Captain Rooney stepped up to take the penalty in Leighton Baines' absence. Hart saved to his right, but could only look on as the rebound bounced up for Rooney to easily head into the empty net.
The goal seemed to relax a tense Goodison, and soon enough it was two. Jonjoe Kenny broke forward well, fed Davies, who dragged a cross into the middle, which rolled into Rooney's path, allowing the skipper time to sweep the ball past Hart.
The introduction of Diafra Sakho injected some life into the Hammers after the break, as Aaron Cresswell rattled the crossbar, before Sakho earned his side a penalty after being hauled down by Ashley Williams, only for Lanzini to see his spot-kick saved by Pickford.
Then, with Everton on the back foot, Rooney stole the show. Hart had done well to race from his goal to tackle Calvert-Lewin, but he could only divert the ball into the path of Rooney, 58 yards from goal. And the England goalkeeper could do nothing as Rooney fired the ball over everyone and into the net.
Ashley Williams arrowed a brilliant header into the net to cap a fine Everton performance late on. Allardyce has plenty to work with at Goodison, with his captain back to his very best.
Man of the match - Wayne Rooney
It couldn't be anyone else really, could it? His first was slightly fortune, his second well taken, his third? Out of this world. The trajectory on the strike was unreal. An all-round performance to show Rooney is anything but on the wane.
The managers
David Unsworth: "Well, Sam has my full backing. The board have made their decision and like any manager, he needs to be afforded time, patience. He needs to be given the chance and the backing from the whole football club and he certainly has my backing."
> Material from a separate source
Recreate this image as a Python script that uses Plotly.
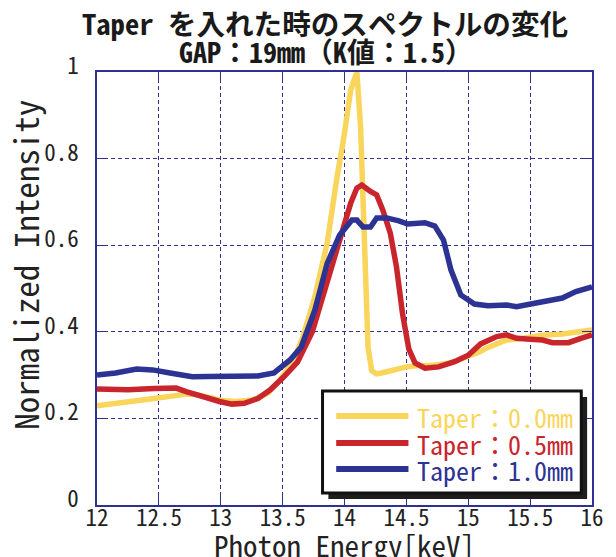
import plotly.graph_objects as go

# Photon energy [keV] and normalized intensity for each taper setting
energy_t00 = [12.0, 12.14, 12.30, 12.46, 12.62, 12.72, 12.80, 12.90, 13.0, 13.11,
              13.25, 13.38, 13.48, 13.59, 13.66, 13.76, 13.86, 13.94, 13.99, 14.05,
              14.10, 14.13, 14.15, 14.17, 14.19, 14.22, 14.26, 14.30, 14.40, 14.50,
              14.60, 14.71, 14.85, 14.97, 15.08, 15.16, 15.31, 15.44, 15.60, 15.76,
              15.87, 16.0]
intensity_t00 = [0.229, 0.235, 0.242, 0.246, 0.252, 0.256, 0.255, 0.249, 0.242, 0.239,
                 0.242, 0.258, 0.289, 0.335, 0.385, 0.480, 0.605, 0.758, 0.840, 0.958,
                 1.0, 0.873, 0.700, 0.530, 0.365, 0.310, 0.303, 0.305, 0.313, 0.319,
                 0.322, 0.322, 0.328, 0.340, 0.352, 0.364, 0.381, 0.385, 0.392, 0.395,
                 0.400, 0.404]

energy_t05 = [12.0, 12.25, 12.46, 12.64, 12.72, 12.85, 12.99, 13.09, 13.19, 13.30,
              13.40, 13.51, 13.62, 13.74, 13.86, 13.97, 14.05, 14.10, 14.14, 14.21,
              14.26, 14.31, 14.37, 14.42, 14.47, 14.52, 14.57, 14.65, 14.76, 14.89,
              15.0, 15.10, 15.23, 15.31, 15.39, 15.50, 15.60, 15.68, 15.81, 15.91, 16.0]
intensity_t05 = [0.268, 0.266, 0.269, 0.270, 0.262, 0.250, 0.239, 0.233, 0.235, 0.246,
                 0.266, 0.296, 0.330, 0.400, 0.513, 0.612, 0.697, 0.732, 0.739, 0.724,
                 0.716, 0.681, 0.628, 0.550, 0.440, 0.360, 0.328, 0.316, 0.319, 0.331,
                 0.346, 0.372, 0.389, 0.393, 0.385, 0.383, 0.381, 0.375, 0.375, 0.385,
                 0.393]

energy_t10 = [12.0, 12.15, 12.32, 12.45, 12.59, 12.77, 12.90, 13.03, 13.30, 13.43,
              13.56, 13.65, 13.76, 13.86, 13.96, 14.06, 14.10, 14.15, 14.21, 14.26,
              14.34, 14.44, 14.51, 14.65, 14.73, 14.80, 14.86, 14.94, 15.05, 15.16,
              15.31, 15.39, 15.50, 15.60, 15.65, 15.76, 15.87, 16.0]
intensity_t10 = [0.300, 0.305, 0.314, 0.312, 0.305, 0.296, 0.297, 0.298, 0.298, 0.305,
                 0.335, 0.365, 0.450, 0.558, 0.623, 0.658, 0.658, 0.642, 0.642, 0.663,
                 0.663, 0.656, 0.649, 0.652, 0.644, 0.612, 0.543, 0.485, 0.464, 0.460,
                 0.462, 0.458, 0.464, 0.467, 0.472, 0.478, 0.493, 0.504]

series_names = ["Taper：0.0mm", "Taper：0.5mm", "Taper：1.0mm"]
series_colors = ["#FAD55C", "#C9252C", "#2C3393"]

x_ticks = [12, 12.5, 13, 13.5, 14, 14.5, 15, 15.5, 16]
x_tick_text = ["12", "12.5", "13", "13.5", "14", "14.5", "15", "15.5", "16"]
y_ticks = [0, 0.2, 0.4, 0.6, 0.8, 1]
y_tick_text = ["0", "0.2", "0.4", "0.6", "0.8", "1"]

FONT = "Noto Sans Mono CJK JP, Noto Sans CJK JP, sans-serif"
AXIS_BLUE = "#2E3192"

W, H = 616, 557
ML, MR, MT, MB = 97, 12, 72, 52
PW, PH = W - ML - MR, H - MT - MB


def px(xp):
    return (xp - ML) / PW


def py(yp):
    return (H - MB - yp) / PH


fig = go.Figure()
for xs, ys, name, color in zip(
    [energy_t00, energy_t05, energy_t10],
    [intensity_t00, intensity_t05, intensity_t10],
    series_names, series_colors,
):
    fig.add_trace(go.Scatter(
        x=xs, y=ys, mode="lines", name=name, showlegend=False,
        line=dict(color=color, width=5.5),
    ))

axis_common = dict(
    showline=True, linecolor=AXIS_BLUE, linewidth=1.5, mirror="ticks",
    ticks="inside", ticklen=10, tickcolor=AXIS_BLUE, tickwidth=1.2,
    showgrid=True, gridcolor=AXIS_BLUE, gridwidth=1, griddash="4px,3px",
    zeroline=False,
    tickfont=dict(family=FONT, size=23, color="#222222"),
)

fig.update_xaxes(range=[12, 16], tickvals=x_ticks, ticktext=x_tick_text,
                 ticklabelstandoff=-8, **axis_common)
fig.update_yaxes(range=[0, 1], tickvals=y_ticks, ticktext=y_tick_text,
                 ticklabelstandoff=12, ticklabelshift=-6, **axis_common)

annotations = [
    dict(text="<b>Taper を入れた時のスペクトルの変化</b>", x=px(331), y=py(23),
         font=dict(family=FONT, size=28.6, color="#1a1a1a")),
    dict(text="<b>GAP：19mm（K値：1.5）</b>", x=px(332), y=py(51),
         font=dict(family=FONT, size=28, color="#1a1a1a")),
    dict(text="Photon Energy[keV]", x=px(350), y=py(544),
         font=dict(family=FONT, size=29, color="#222222")),
    dict(text="Normalized Intensity", x=px(23), y=py(265), textangle=-90,
         font=dict(family=FONT, size=33, color="#222222")),
]
for a in annotations:
    a.update(xref="paper", yref="paper", xanchor="center", yanchor="middle",
             showarrow=False)

# Legend box with drop shadow
box_l, box_r, box_t, box_b = 328, 593, 391, 493
shapes = [
    dict(type="rect", xref="paper", yref="paper",
         x0=px(box_l + 6), x1=px(box_r + 6), y0=py(box_b + 6), y1=py(box_t + 6),
         fillcolor="#1e1e1e", line=dict(width=0), layer="above"),
    dict(type="rect", xref="paper", yref="paper",
         x0=px(box_l), x1=px(box_r), y0=py(box_b), y1=py(box_t),
         fillcolor="white", line=dict(color="#111111", width=3), layer="above"),
]
row_y = [416, 443, 469]
for name, color, ry in zip(series_names, series_colors, row_y):
    shapes.append(dict(type="line", xref="paper", yref="paper",
                       x0=px(342), x1=px(416), y0=py(ry), y1=py(ry),
                       line=dict(color=color, width=6), layer="above"))
    annotations.append(dict(text=name, xref="paper", yref="paper",
                            x=px(423), y=py(ry), xanchor="left", yanchor="middle",
                            showarrow=False,
                            font=dict(family=FONT, size=26, color=color)))

fig.update_layout(
    width=W, height=H,
    margin=dict(l=ML, r=MR, t=MT, b=MB),
    paper_bgcolor="white", plot_bgcolor="white",
    annotations=annotations, shapes=shapes,
)

fig.write_html("out.html")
David Moyes: " I didn't want to put my name to the first half, that was for sure. We made changes at half time, it made us better and look, tonight we weren't good in the first half, so we didn't deserve anything, but I thought when we needed small things to go for us, they didn't. I mean, Wayne's penalty was saved by Joe Hart, but it came back to him. Tonight, Lanzini's was saved and didn't, so from that point of view small things like that didn't go for us.
The pundit - Paul Merson
"It was a walk in the park then second half it was all West Ham. They get a penalty and Lanzini misses it, if that had gone in it would have been a game changer.
"Then you see one of the goals of the season from Rooney. He drills it like he hit it with a seven iron.
"But West Ham. Wow."
Opta stats
- Rooney's hat-trick tonight came 2272 days since his last (10th September 2011) - the longest gap between two hat-tricks by a player in Premier League history.
- Rooney's hat-trick goal was from 58 yards out - the furthest out that a Premier League goal has been scored since April 4th 2015 (Charlie Adam for Stoke at Chelsea).
- This was only the second time that David Unsworth managed to win of his eight competitive games in caretaker charge of Everton following the sacking of Ronald Koeman in October (W2 D1 L5).
- West Ham didn't attempt a single shot in this game until the 52nd minute of the match - the third longest wait by a team in a Premier League game this season.
What's next
Another home game is next for Everton as Huddersfield travel to Merseyside, while West Ham face a tough challenge as they head north to face league leaders Manchester City.